Мишель Фуко. Попытаюсь ответить.
Первое: что касается меня, то я никогда не употреблял слова "структура". Поищите его в Словах и вещах — вы его там не найдете. Так вот, я хотел бы, чтобы меня избавили от всех вольностей, связанных со структурализмом, или чтобы давали себе труд их обосновывать[12]. Кроме того, я не сказал, что автора не существует; я не говорил этого, и я очень удивлен, что сказанное мной могло дать повод для подобного недоразумения. Давайте еще раз вернемся ко всему этому.
Я говорил об определенной тематике, которую можно выявить как в произведениях, так и в критике, и которая состоит, если хотите, в том, что автор должен стереться или быть стерт в пользу форм, свойственных дискурсам. Коль скоро с этим решено, то вопрос, который я себе задал, был следующий: что это утверждение об исчезновении писателя или автора позволяет обнаружить? Оно позволяет обнаружить действие функции-автор. И то, что я попытался проанализировать, — это именно тот способ, которым отправлялась функция-автор в том, что можно назвать европейской культурой, начиная с XVII века. Конечно, я сделал это очень грубо и таким способом, который — я готов признать это — является слишком абстрактным, поскольку речь шла об установлении этого по крупному счету. Определить, каким образом осуществляется эта функция, при каких условиях, в каком поле и так далее, это, согласитесь, не то же самое, что сказать, что автора не существует. То же самое касается и отрицания человека, о котором говорил господин Гольдманн: смерть человека — это тема, которая позволяет прояснить тот способ, которым понятие человека функционировало в знании. И если бы не ограничивались чтением — бесспорно, нелегким — лишь самых первых или самых последних страниц того, что я пишу, то заметили бы, что это мое утверждение препровождает к анализу функционирования. Речь идет не о том, чтобы утверждать, что человек умер, но о том, чтобы отправляясь от темы — которая вовсе не мне принадлежит и которая с конца XIX века беспрестанно воспроизводится, — что человек умер (или что он скоро исчезнет, или что ему на смену придет сверхчеловек), — чтобы, отправляясь от этого, понять, каким образом, согласно каким правилам сформировалось и функционировало понятие человека. И то же самое я сделал по отношению к понятию автора. Сдержим же слезы.
Еще одно замечание. Было сказано, что я принял точку зрения не-научности. Конечно, я не настаиваю, что проделал здесь научную работу, но хотел бы я знать из какой инстанции исходит этот упрек мне.
Морис де Гандильяк. Слушая Вас, я спрашивал себя, по какому, собственно, критерию Вы отличаете "установителей дискурсивности" не только от "пророков" в собственно религиозном смысле, но также и от инициаторов "научности", к которым, конечно же, неуместно относить Маркса и Фрейда.

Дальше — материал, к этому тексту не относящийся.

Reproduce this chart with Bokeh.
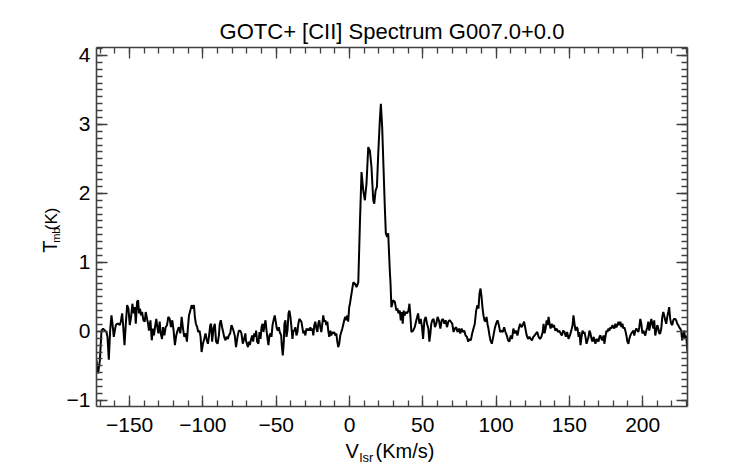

Ну а если допустить некую оригинальную категорию, лежащую в некотором роде по ту сторону научности и пророчества, но от них зависимую, то я не могу не удивиться, не находя тут ни Платона, ни, в особенности, Ницше, которого, если мне не изменяет память, Вы нам представили в свое время в Руайомоне как оказавшего на наше время влияние того же типа, что и Маркс и Фрейд.